After that, the feedback from the proposal also came back. On average, the proposal reviews are much more serious (helpful) than the conference paper reviewers. It took me over a week to carefully read through the reviews, addressing each point in my thesis proposal. One reviewer emphasized the RIA workshop. I re-examined the report from the workshop, and also dug out an old 2007 email from Ni Lao, summarizing a discussion between us that happened then. The email clearly summarized two main causes of failure for search engines 1) the emphasis problem, and 2) the mismatch problem. This became the nice looking pie chart in my cikm talk. Ni is just amazing! Unfortunately, this pie chart and the RIA workshop connection is not in the cikm paper, it did not arrive in time for the camera ready deadline.
With the understanding of term necessity/recall/mismatch, everything else just fits in surprisingly nicely. From CNF Boolean queries to the mismatch rate, to necessity, to the emphasis problem. Back in 2007, it was unclear how the emphasis problem is caused, we briefly guessed that it’s related to term weighting, but not sure what the optimal weights should be, until revisiting the BIM when teaching the IR class. And even when creating the pie chart for the cikm 2010 talk, how term necessity connects the emphasis problem and the mismatch problem struck me.
In summary, I am usually surprisingly slow at understanding and generalization, of empirical results and theoretical concepts. As laid out above, every transition took me months. But I guess that’s true for most human, that’s why research progresses slowly. Months of experimentation, writing, teaching and discussion only a couple of really important serendipity moments, and usually you don’t realize the importance of those moments until much later. The only way out is to keep doing everything (experiments, reading) and keep thinking (writing, talking) at the same time.
I am also not very good at lateral thinking, making connections with existing concepts and papers. This is relatively easy to solve, usually crystallize the idea, and look at the idea from various different angles will reflect related concepts and approaches. And talking to lots of people about the idea, plus searching for related work on the Web, will complement the limited knowledge of a single person.
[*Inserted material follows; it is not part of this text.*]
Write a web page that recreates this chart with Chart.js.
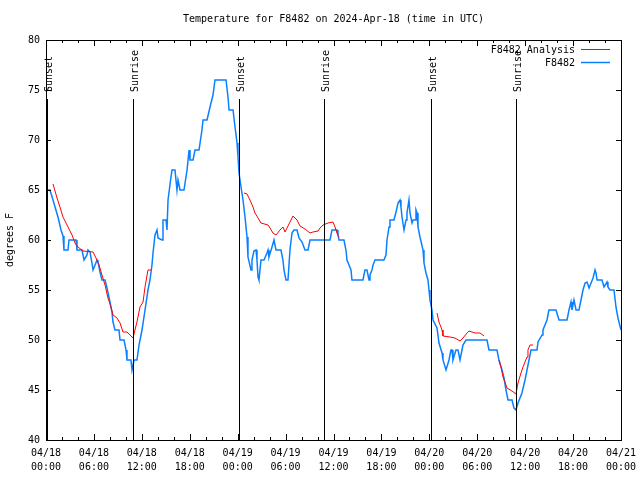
<!DOCTYPE html>
<html>
<head>
<meta charset="utf-8">
<script src="https://cdn.jsdelivr.net/npm/chart.js@4/dist/chart.umd.min.js"></script>
<style>
    html, body { margin:0; padding:0; background:#ffffff; }
    #wrap { width:640px; height:480px; }
</style>
</head>
<body>
<div id="wrap"><canvas id="tempChart" width="640" height="480"></canvas></div>
<script>

/*
=================================
DATA  (hours since 04/18 00:00 UTC)
=================================
*/

const stationHours = [
    0.13,0.5,0.88,1.13,1.5,1.88,2.13,2.25,2.75,2.88,3.76,3.88,4.51,4.76,5.13,5.26,5.51,5.76,5.89,6.14,
    6.39,6.51,6.76,7.01,7.39,7.64,8.01,8.26,8.39,8.64,9.14,9.27,9.77,10.02,10.14,10.64,10.77,10.89,11.02,11.39,
    11.65,12.02,12.4,12.77,13.02,13.27,13.4,13.65,13.9,14.03,14.53,14.65,15.03,15.15,15.28,15.65,15.78,16.15,16.4,16.53,
    16.78,17.28,17.66,17.91,18.03,18.41,18.66,19.16,19.53,19.66,20.16,20.54,20.91,21.16,22.54,22.79,22.92,23.42,23.67,23.92,
    24.04,24.17,24.42,24.67,24.92,25.17,25.29,25.67,25.79,26.04,26.3,26.42,26.55,26.67,26.92,27.3,27.67,27.8,27.92,28.3,
    28.55,28.8,29.42,29.67,29.8,30.05,30.3,30.55,30.8,31.05,31.43,31.68,32.06,32.43,32.81,33.06,35.56,35.81,36.44,36.56,
    36.69,37.31,37.56,37.69,37.94,38.19,38.31,39.69,39.94,40.19,40.45,40.57,40.82,40.95,41.2,42.32,42.57,42.7,42.95,43.07,
    43.57,43.83,44.08,44.33,44.45,44.58,44.83,45.08,45.2,45.45,45.58,45.83,45.96,46.21,46.33,46.46,46.58,46.83,47.21,47.33,
    47.58,47.83,47.96,48.08,48.33,48.46,48.96,49.21,49.59,49.71,50.09,50.21,50.46,50.71,50.84,50.96,51.34,51.59,51.84,52.09,
    52.21,52.59,55.22,55.47,56.47,56.72,57.1,57.35,57.6,57.85,58.35,58.6,58.85,59.1,59.6,59.98,60.23,60.48,60.73,61.48,
    61.61,62.11,62.23,62.48,62.73,62.98,63.86,64.24,65.24,65.49,65.74,65.86,66.11,66.37,66.74,66.99,67.24,67.5,67.75,68.0,
    68.25,68.5,68.75,68.87,69.0,69.62,69.87,70.25,70.37,70.62,71.12,71.37,71.62,72.0
];

const stationTemps = [
    65,65,64,63.3,62.3,61,60.4,59,59,60,60,59,59,58,58.5,59,58.8,57.7,57,57.5,
    58,57.8,56.8,56,56,55.2,53.8,52.8,51.8,51,51,50,50,49,48,48,47,47,48,48,
    49.5,51,53,55,56,57.5,58.7,60.5,61,60.2,60,62,62,61,64,66.3,67,67,65,66,
    65,65,67,69,68,68,69,69,71,72,72,73.3,74.5,76,76,74.3,73,73,71.3,69.7,
    68.3,66.7,65.3,64,62.3,60.3,58.3,57,58,58.9,59,58,56.3,56,58,58,58.7,59,58.3,59.3,
    60,59,59,58,57,56,56,59,60.7,61,61,60.2,59.8,59,59,60,60,61,61,60.5,
    60,60,59,58,57.5,57,56,56,57,57,56,56.5,57,57.5,58,58,58.5,60,61.3,62,
    62,62.8,63.7,64,63.3,62.3,61,62,62.7,64,62.7,61.7,62,62,63,62.7,61.3,60.3,59,57.7,
    56.7,56,55,54,53,52,51.2,49.7,48.7,48,47,47,48,49,49,48,49,49,48,49,
    49.5,50,50,49,49,48,47,46.2,45,44,44,43.2,43,43.7,44.7,46,47,48,49,49,
    49.8,50.5,51,51.5,52,53,53,52,52,53,53.8,53,54,53,53,54,55,55.7,55.8,55.2,
    55.7,56.2,57,56.7,56,56,55.3,55.8,55.3,55,55,53.3,52.2,51
];

// analysis series, null = gap
const analysisHours = [
    0.88,1.38,1.75,2.13,2.63,3.26,3.63,4.01,4.63,5.89,6.26,6.64,7.01,7.39,7.76,8.14,8.39,8.89,9.27,9.64,
    10.14,10.52,10.89,11.39,11.77,12.15,12.4,12.77,13.15,13.5,
    24.79,25.17,25.54,25.92,26.17,26.55,26.92,27.8,28.05,28.42,28.8,29.3,29.68,29.93,30.18,30.55,30.93,31.43,31.81,32.43,
    33.06,33.43,34.06,34.31,34.69,35.31,35.94,36.19,36.44,36.69,37.0,
    48.96,49.21,49.59,49.71,50.59,51.21,51.84,52.21,52.72,52.97,53.72,54.35,54.85,55.2,
    56.72,56.97,57.23,57.47,57.72,58.35,58.85,59.1,59.48,59.73,59.98,60.23,60.35,60.61,60.98
];

const analysisTemps = [
    65.6,64.2,63.3,62.3,61.5,60.5,59.7,59.3,58.9,58.8,58.2,57.5,56.5,55.5,54.2,53.3,52.5,52.2,51.7,50.8,
    50.8,50.5,50.2,51.8,53.3,53.8,55.3,57,57,null,
    64.7,64.6,64,63.3,62.7,62.2,61.7,61.5,61.2,60.7,60.5,61,61.3,60.8,61.2,61.8,62.4,62,61.4,61.1,
    60.7,60.8,60.9,61.2,61.5,61.7,61.8,61.3,60.7,60.3,null,
    52.7,51.8,51,50.4,50.3,50.2,49.9,50.2,50.7,50.9,50.7,50.7,50.4,null,
    48,47.3,46.3,45.8,45.2,44.9,44.6,45.7,46.7,47.3,47.8,48.3,49,49.5,49.5
];

const sunEventHours = [0.13, 10.89, 24.17, 34.81, 48.21, 58.85];
const sunEventLabels = ["Sunset","Sunrise","Sunset","Sunrise","Sunset","Sunrise"];

const xTickDates = ["04/18","04/18","04/18","04/18","04/19","04/19","04/19","04/19","04/20","04/20","04/20","04/20","04/21"];
const xTickTimes = ["00:00","06:00","12:00","18:00","00:00","06:00","12:00","18:00","00:00","06:00","12:00","18:00","00:00"];

/*
=================================
HELPERS
=================================
*/

const monoFont = "DejaVu Sans Mono";

function toPoints(xs, ys){

    return xs.map((x, i) => ({ x: x, y: ys[i] }));
}

/*
=================================
FRAME, TICKS, SUN LINES, LEGEND
=================================
*/

const gnuplotLook = {

    id: "gnuplotLook",

    afterDatasetsDraw(chart){

        const ctx = chart.ctx;
        const area = chart.chartArea;
        const xs = chart.scales.x;
        const ys = chart.scales.y;

        ctx.save();
        ctx.strokeStyle = "#000000";
        ctx.lineWidth = 1;

        // sunrise / sunset markers
        ctx.font = "10px '" + monoFont + "'";
        ctx.fillStyle = "#000000";

        sunEventHours.forEach((h, i) => {

            const px = Math.round(xs.getPixelForValue(h)) + 0.5;

            ctx.beginPath();
            ctx.moveTo(px, ys.getPixelForValue(74.1));
            ctx.lineTo(px, area.bottom);
            ctx.stroke();

            ctx.save();
            ctx.translate(px + 1.5, 92);
            ctx.rotate(-Math.PI / 2);
            ctx.textAlign = "left";
            ctx.textBaseline = "middle";
            ctx.fillText(sunEventLabels[i], 0, 0);
            ctx.restore();
        });

        // border
        ctx.strokeRect(
            Math.round(area.left) + 0.5,
            Math.round(area.top) + 0.5,
            Math.round(area.right - area.left),
            Math.round(area.bottom - area.top)
        );

        // inward ticks on x (top + bottom)
        for(let h = xs.min; h <= xs.max; h += 2){

            const px = Math.round(xs.getPixelForValue(h)) + 0.5;
            const len = (h % 6 === 0) ? 6 : 3;

            ctx.beginPath();
            ctx.moveTo(px, area.bottom);
            ctx.lineTo(px, area.bottom - len);
            ctx.moveTo(px, area.top);
            ctx.lineTo(px, area.top + len);
            ctx.stroke();
        }

        // inward ticks on y (left + right)
        ys.ticks.forEach(t => {

            const py = Math.round(ys.getPixelForValue(t.value)) + 0.5;

            ctx.beginPath();
            ctx.moveTo(area.left, py);
            ctx.lineTo(area.left + 5, py);
            ctx.moveTo(area.right, py);
            ctx.lineTo(area.right - 5, py);
            ctx.stroke();
        });

        // legend, gnuplot style: text right, sample line after it
        ctx.textAlign = "right";
        ctx.textBaseline = "middle";

        chart.data.datasets.forEach((ds, i) => {

            const rowY = 50 + i * 13;

            ctx.fillStyle = "#000000";
            ctx.fillText(ds.label, 575, rowY);

            ctx.strokeStyle = ds.borderColor;
            ctx.lineWidth = ds.borderWidth;
            ctx.beginPath();
            ctx.moveTo(581, Math.round(rowY) - 0.5);
            ctx.lineTo(610, Math.round(rowY) - 0.5);
            ctx.stroke();
        });

        ctx.restore();
    }
};

/*
=================================
CHART
=================================
*/

new Chart(document.getElementById("tempChart"), {

    type: "line",

    data: {

        datasets: [
            {
                label: "F8482 Analysis",
                data: toPoints(analysisHours, analysisTemps),
                borderColor: "#ff0000",
                borderWidth: 1,
                pointRadius: 0,
                tension: 0,
                spanGaps: false
            },
            {
                label: "F8482",
                data: toPoints(stationHours, stationTemps),
                borderColor: "#0a80ff",
                borderWidth: 1.5,
                pointRadius: 0,
                tension: 0
            }
        ]
    },

    options: {

        responsive: false,
        animation: false,
        events: [],

        layout: {
            padding: { left: 0, right: 19, top: 0, bottom: 0 }
        },

        plugins: {

            legend: { display: false },
            tooltip: { enabled: false },

            title: {
                display: true,
                text: "Temperature for F8482 on 2024-Apr-18 (time in UTC)",
                fullSize: false,
                color: "#000000",
                font: { family: monoFont, size: 10, weight: "normal" },
                padding: { top: 13, bottom: 15 }
            }
        },

        scales: {

            x: {
                type: "linear",
                min: 0,
                max: 72,
                grid: { display: false, drawTicks: false },
                border: { display: false },
                afterFit: s => {
                    s.height = 40;
                    s.paddingLeft = 0;
                    s.paddingRight = 0;
                },
                ticks: {
                    stepSize: 6,
                    autoSkip: false,
                    maxRotation: 0,
                    padding: 6,
                    color: "#000000",
                    font: { family: monoFont, size: 10, lineHeight: 1.4 },
                    callback: v => [xTickDates[v / 6], xTickTimes[v / 6]]
                }
            },

            y: {
                min: 40,
                max: 80,
                grid: { display: false, drawTicks: false },
                border: { display: false },
                afterFit: s => {
                    s.width = 46;
                    s.paddingTop = 0;
                    s.paddingBottom = 0;
                },
                title: {
                    display: true,
                    text: "degrees F",
                    color: "#000000",
                    font: { family: monoFont, size: 10 },
                    padding: { top: 4, bottom: 0 }
                },
                ticks: {
                    stepSize: 5,
                    padding: 6,
                    color: "#000000",
                    font: { family: monoFont, size: 10 }
                }
            }
        }
    },

    plugins: [gnuplotLook]
});
</script>
</body>
</html>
Finally, something practically useful: you have to try by yourself to see how Conjunctive Normal Form queries both increases recall and top precision for your searches. And here is a useful website for you to easily create such Boolean Conjunctive Normal Form queries, store the queries, search for results, and even share the queries publicly so that other people may benefit from the queries you created. I’ve used this WikiQuery website for the literature review of my thesis proposal, and find myself constantly coming back to the site to look at existing queries (refinding relevant documents, or finding new documents), and also create new queries as our understanding of the topic increases.